Als Corinna Scharf im Juni abends auf der Couch saß, bemerkte sie eine Wölbung der Dielenbretter zur Außenwand. "Das Holz wird sich wohl verzogen haben", war ihr erster Gedanke. Doch leider war dies erst der Anfang des Dramas. Eine Woche später wuchs ein farbiger Pilz zwischen Wand und Fußboden heraus. Plötzlich wurde allen Familienmitgliedern klar, dass sich ein größerer Schaden abzeichnen könnte. Der beigezogene Handwerker öffnete den Boden auf einer Fläche von einem halben Quadratmeter und stellte fest, dass die Lagerhölzer braun gefärbt waren und eine rissige Struktur aufwiesen. Der Pilz hatte bereits weite Teile des Holzes im Boden angegriffen.

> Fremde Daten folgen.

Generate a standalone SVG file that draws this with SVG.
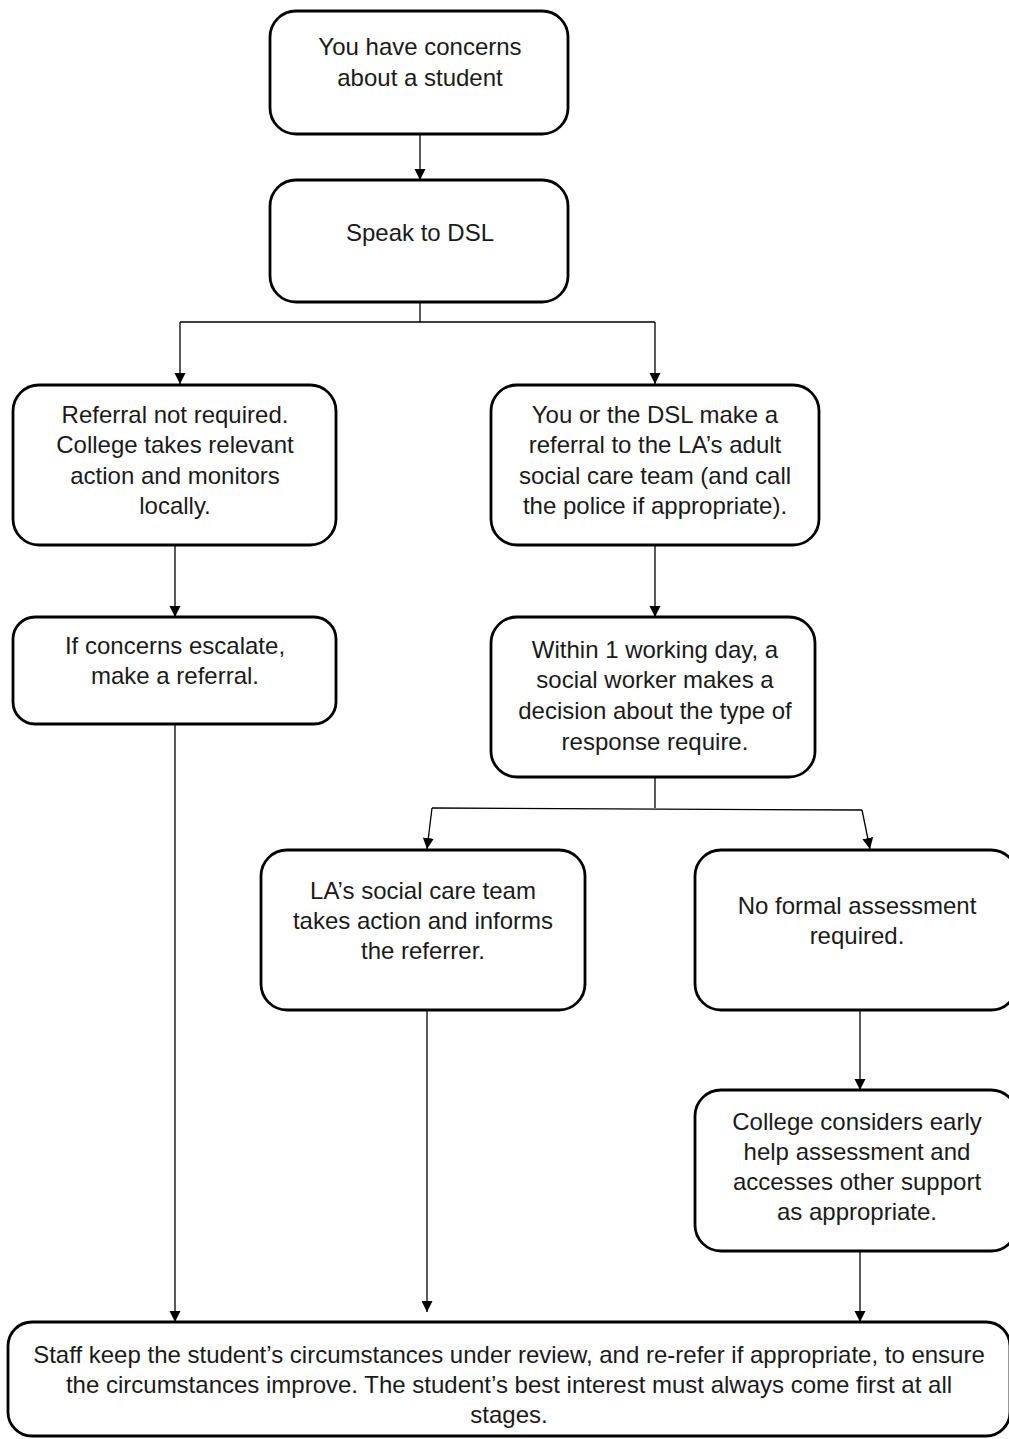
<svg xmlns="http://www.w3.org/2000/svg" width="1009" height="1439" viewBox="0 0 1009 1439">
<defs>
<marker id="arrow" markerUnits="userSpaceOnUse" markerWidth="11" markerHeight="12" refX="11" refY="6" orient="auto">
<path d="M0,0.5 L11,6 L0,11.5 z" fill="#000"/>
</marker>
<style>
.box{fill:#fff;stroke:#000;stroke-width:2.8}
.t{font-family:"Liberation Sans",Arial,sans-serif;font-size:24px;fill:#1a1a1a;text-anchor:middle}
.c{fill:none;stroke:#000;stroke-width:1.3}
.a{marker-end:url(#arrow)}
</style>
</defs>
<rect width="1009" height="1439" fill="#fff"/>
<g id="connectors">
<path class="c a" d="M420,135 L420,180"/>
<path class="c" d="M420,303 L420,322 M180,322 L655,322"/>
<path class="c a" d="M180,322 L180,384"/>
<path class="c a" d="M655,322 L655,384"/>
<path class="c a" d="M175,545 L175,617"/>
<path class="c a" d="M655,545 L655,617"/>
<path class="c" d="M655,778 L655,808 M432,808 L862,810"/>
<path class="c a" d="M432,808 L427,849"/>
<path class="c a" d="M862,810 L870,849"/>
<path class="c a" d="M860,1011 L860,1090"/>
<path class="c a" d="M175,724 L175,1322"/>
<path class="c a" d="M427,1011 L427,1312"/>
<path class="c a" d="M860,1251 L860,1322"/>
</g>
<g id="n1">
<rect class="box" x="270" y="11" width="298" height="123" rx="26"/>
<text class="t" x="420" y="55">You have concerns</text>
<text class="t" x="420" y="86">about a student</text>
</g>
<g id="n2">
<rect class="box" x="270" y="180" width="298" height="122" rx="26"/>
<text class="t" x="420" y="241">Speak to DSL</text>
</g>
<g id="n3">
<rect class="box" x="13" y="385" width="323" height="160" rx="26"/>
<text class="t" x="175" y="423">Referral not required.</text>
<text class="t" x="175" y="453">College takes relevant</text>
<text class="t" x="175" y="484">action and monitors</text>
<text class="t" x="175" y="514">locally.</text>
</g>
<g id="n4">
<rect class="box" x="491" y="385" width="328" height="160" rx="26"/>
<text class="t" x="655" y="423">You or the DSL make a</text>
<text class="t" x="655" y="453">referral to the LA’s adult</text>
<text class="t" x="655" y="484">social care team (and call</text>
<text class="t" x="655" y="514">the police if appropriate).</text>
</g>
<g id="n5">
<rect class="box" x="13" y="617" width="323" height="107" rx="22"/>
<text class="t" x="175" y="654">If concerns escalate,</text>
<text class="t" x="175" y="684">make a referral.</text>
</g>
<g id="n6">
<rect class="box" x="491" y="617" width="324" height="160" rx="26"/>
<text class="t" x="655" y="658">Within 1 working day, a</text>
<text class="t" x="655" y="688">social worker makes a</text>
<text class="t" x="655" y="719">decision about the type of</text>
<text class="t" x="655" y="750">response require.</text>
</g>
<g id="n7">
<rect class="box" x="261" y="850" width="324" height="160" rx="26"/>
<text class="t" x="423" y="899">LA’s social care team</text>
<text class="t" x="423" y="929">takes action and informs</text>
<text class="t" x="423" y="959">the referrer.</text>
</g>
<g id="n8">
<rect class="box" x="695" y="850" width="322" height="160" rx="26"/>
<text class="t" x="857" y="914">No formal assessment</text>
<text class="t" x="857" y="944">required.</text>
</g>
<g id="n9">
<rect class="box" x="695" y="1090" width="322" height="161" rx="26"/>
<text class="t" x="857" y="1130">College considers early</text>
<text class="t" x="857" y="1160">help assessment and</text>
<text class="t" x="857" y="1190">accesses other support</text>
<text class="t" x="857" y="1220">as appropriate.</text>
</g>
<g id="n10">
<rect class="box" x="8" y="1322" width="1002" height="114" rx="24"/>
<text class="t" x="509" y="1363">Staff keep the student’s circumstances under review, and re-refer if appropriate, to ensure</text>
<text class="t" x="509" y="1393">the circumstances improve. The student’s best interest must always come first at all</text>
<text class="t" x="509" y="1423">stages.</text>
</g>
</svg>
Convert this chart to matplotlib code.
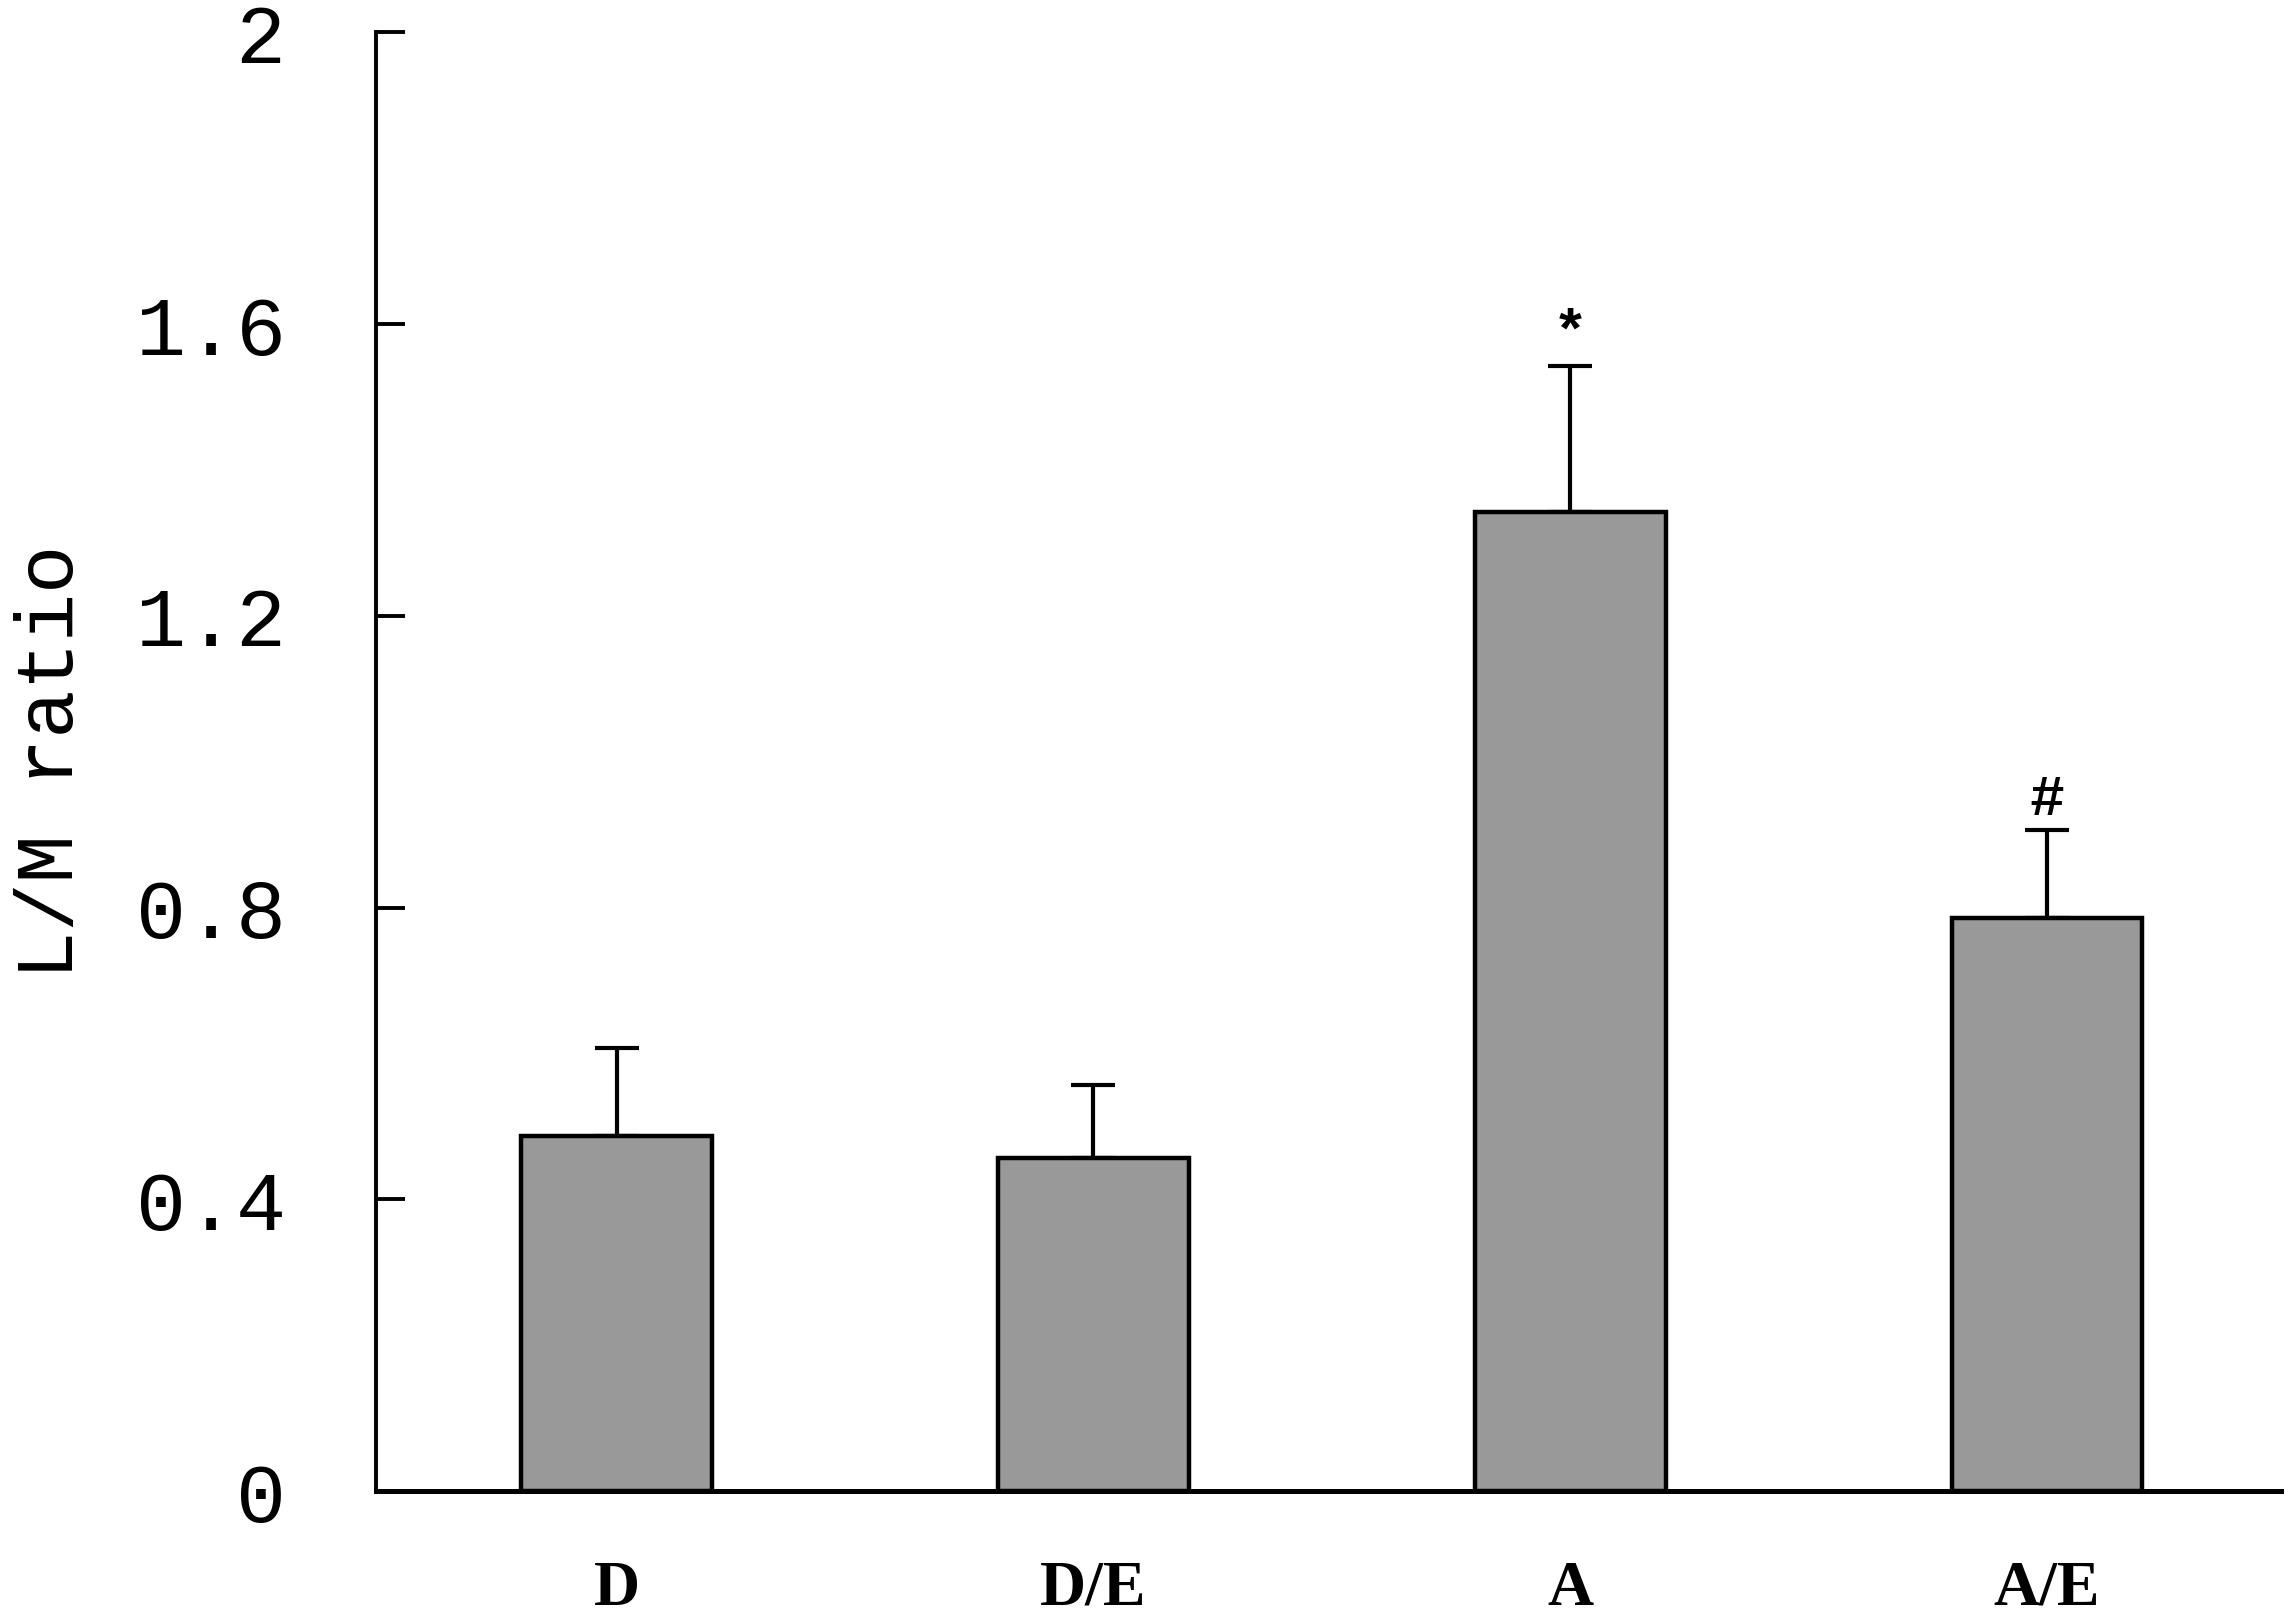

Der Sachverständige soll das Schadensausmaß klären

Bei Pilzvorkommen in einem holzigen Material ist abzuklären, ob ein Befall von Echtem Hausschwamm vorliegt. Der lateinische Name Serpula lacrymans ist den meisten Sachverständigen geläufig. Der Pilz wächst oft unbemerkt und kann sich schnell in der Gebäudesubstanz ausbreiten. Er hat sogar die Fähigkeit, in Mauern einzuwachsen und das Gebäude zu destabilisieren. Serpula lacrymans reagiert empfindlich auf Luftzug, deshalb entwickelt sich der Hausschwamm bevorzugt hinter Wandverkleidungen, in Zwischendecken und unter Dielenbrettern. Er braucht wie jeder andere Pilz als Nahrungsgrundlage organische Substanzen und ernährt sich nicht aus dem Mauerwerk. Neben Holz kann er andere zellulosehaltige Substanzen wie z.B. Tapeten, Bücher, Rohrgeflechte ober selbst Leder und Kartoffeln angreifen.
Der Sachverständige Sven Krüger nahm mehrere Materialproben und gab sie in ein Fachlabor zur mikroskopischen Bestimmung. Das optische Erscheinungsbild mit dem braunen Fruchtkörper, der orangefarbenen Fruchtschicht und dem hellen Rand sowie die enorme Zerstörungskraft ließen auf den Echten Hausschwamm schließen. Nach acht Tagen kam das Laborergebnis und bestätigte die Vermutung: Serpula lacrymans war am Werk. Das Labor konnte ein helles Strangmycel am Holz und in einem weiteren Materialstück eindeutig zuordnen.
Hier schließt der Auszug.